The Thomas fire will continue to threaten the communities of Carpinteria, Summerland, and Montecito, according to the California Department of Forestry and Fire.

Provided photo from Alex Morgan.

Morgan said her childhood home in Ondulando was destroyed by the fire, as were other homes in the neighborhood.

Friends from the Ondulando area have been sharing their thoughts on the destruction of homes and emphasizing that a home is a physical structure but memories will last forever, Morgan said.

“It has made me realize materials and things that we own really don’t mean anything to us,” Morgan said. “However, the value of family, friends and their safety is what means the most.”

Morgan said she takes pride in how much her community has bonded together and supported each other during this time of devastation.

Kallal said she has experienced the resilience of these communities. Being community-minded will help to rebuild the devastated areas, she said.

“People really want to help,” Kallal said. “As much as there is going on in the world and in this country right now that would seem to imply otherwise, people do care about each other. They really do.”
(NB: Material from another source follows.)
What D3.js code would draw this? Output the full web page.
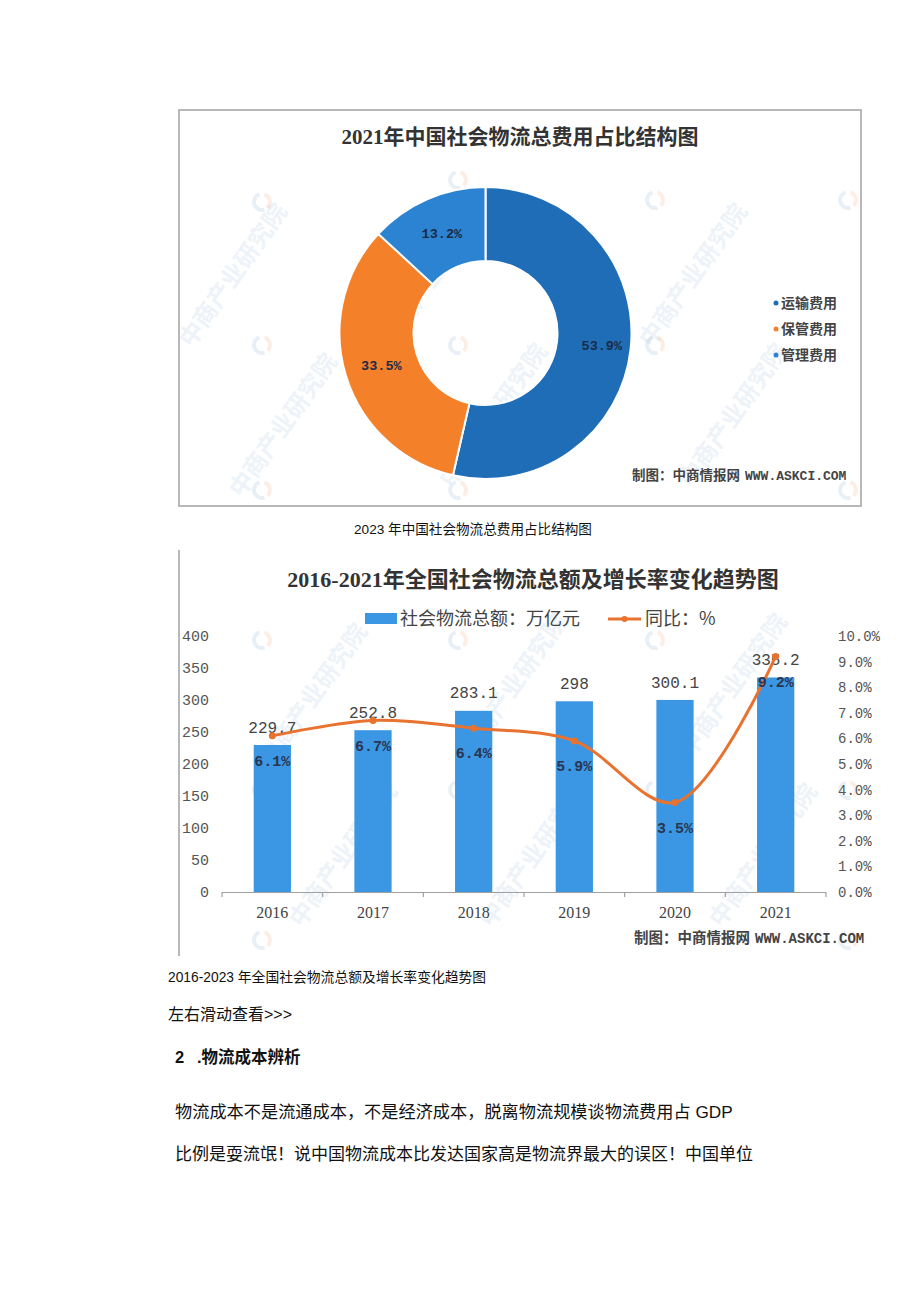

Various charity organizations and fundraisers online have been started to help those affected by the wildfires in California. Morgan said she hopes people in southern Illinois and elsewhere can help those affected by donating.

“I haven’t been able to eat or sleep, I have just felt so helpless because I can’t help my community,” Morgan said.

Those in the community who wish to help can donate to Thomas Fire Victims by: texting UWVC to 41444, going online to www.vcunitedway.org, or by calling 805-485-6288.

Checks may be sent to the United Way office at 702 County Square Dr., Suite 100, Ventura, CA 93003. If checks are mailed, include “Thomas Fire Fund” in the memo.

Morgan said she plans to go back to Ventura to spend Christmas with her family and help those in need.

Despite tragedy there is always something to be thankful for,” Morgan said. “Whether that be the safety of yourself, of your family, friends, animals or just being able to help others in this situation is what you can be thankful for.”